Tag Archives: Momentum

2003 Rewind: Game One Hundred Thirty-six


Date:  Sunday, August 31.

Batting stars:  Denny Hocking was 4-for-4 with a home run (his third), a double, a walk, two runs, and three RBIs.  Torii Hunter was 3-for-5 with a double and two RBIs.  A. J. Pierzynski was 2-for-3 with a walk.  Luis Rivas was 2-for-4 with a double, a walk, a stolen base (his fourteenth), and three runs.  Matthew LeCroy was 2-for-5 with a walk and two RBIs.

Pitching stars:  Carlos Pulido pitched 2.2 scoreless innings, giving up two hits and striking out two.  Grant Balfour pitched a perfect inning and struck out one.  Joe Mays pitched 1.1 scoreless innings, giving up a hit and a walk.

Opposition stars:  Hank Blalock was 4-for-5 with a home run (his twenty-fourth), a double, and three runs.  Alex Rodriguez was 3-for-3 with a two-run homer (his fortieth), two walks, three runs.  Mark Teixeira was 3-for-5 with a three-run homer, his twentieth.  Rafael Palmeiro was 2-for-4 with a home run (his thirty-second), a walk, and two runs.  Laynce Nix was 2-for-4 with a walk.  Einar Diaz was 2-for-5.  Jason Jones was 1-for-3 with a home run (his third) and two runs.

The game:  LeCroy had an RBI single in the first to put the Twins up 1-0.  In the bottom of the first Blalock doubled and Rodriguez and Palmeiro hit back-to-back homers to make it 3-1 Rangers.  Jones homered in the second to make it 4-1.  In the third, two singles and a walk loaded the bases with one out.  Nix singled home one and Jones hit a sacrifice fly, increasing the Texas lead to 6-1.

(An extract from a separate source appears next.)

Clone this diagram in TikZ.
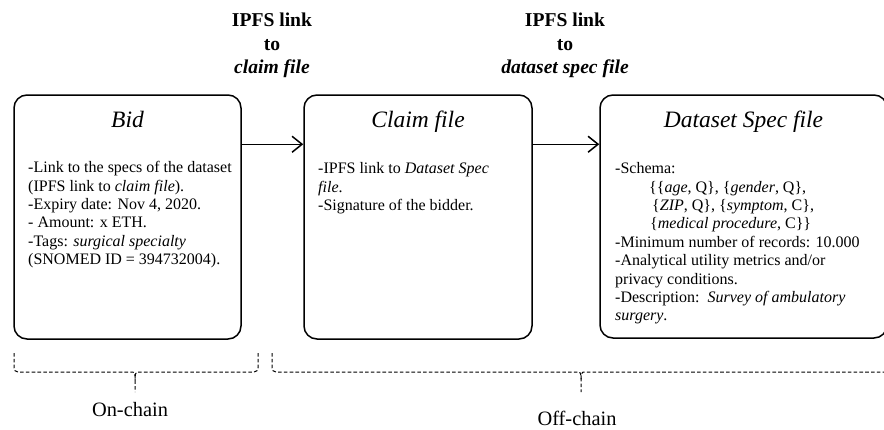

Hocking hit a two-run homer in the fourth to cut the margin to 6-3.  In the fifth, the Twins had men on first and second with two out.  Hunter doubled home one, an intentional walk loaded the bases, and accidental walks to Dustan Mohr and Hocking tied the score.  In the sixth Rivas led off with a double and scored on LeCroy's single to put the Twins in front 7-6.

The Rangers came back in the seventh.  Blalock led off with a home run to tie it.  Rodriguez walked Palmeiro singled, and Teixeira hit a three-run homer to give Texas a 10-7 lead.  But the Twins refused to go away.  In the eighth, LeCroy walked and Corey Koskie singled, putting men on first and third with one out.  Hunter singled home a run and Pierzynski hit a sacrifice fly to make it 10-9.  Hocking led off the ninth with a single, Stewart walked, a bunt moved the runners up, and Jacque Jones hit a sacrifice fly to tie it 10-10.

The momentum was all with the Twins, and it did them as much good as momentum usually does.  Nix led off the ninth with a single, was bunted to second, went to third on a wild pitch, and scored on Diaz' single to win the game for the Rangers.

WP:  Francisco Cordero (4-6).  LP:  Eddie Guardado (1-5).  S:  None.

Notes:  Hocking remained at short in place of Cristian Guzman.  Stewart was in left with Mohr in right.  Michael Ryan pinch-hit for Mohr in the eighth and went to right field.  Jones pinch-hit for Doug Mientkiewicz in the ninth.  Hocking moved to first base, with Chris Gomez coming in to play short.

Ryan was 0-for-1 and was batting .333.  Stewart was 0-for-5 and was batting .310.  Jones was batting .308.  Pierzynski raised his average to .301.  Mientkiewicz was 1-for-5 and was batting .300.

Brad Radke started and lasted just 2.1 innings, allowing six runs on nine hits and a walk.  He struck out none and his ERA went back up over five at 5.02.  His game score of 14 was his second-lowest of the season, ahead of an 8 in his second start of the season.

Pulido's ERA remained zero.  Balfour had an ERA of 1.65.  J. C. Romero allowed four runs in two-thirds of an inning to raise his ERA to 5.20.  Mays lowered his ERA to 6.30.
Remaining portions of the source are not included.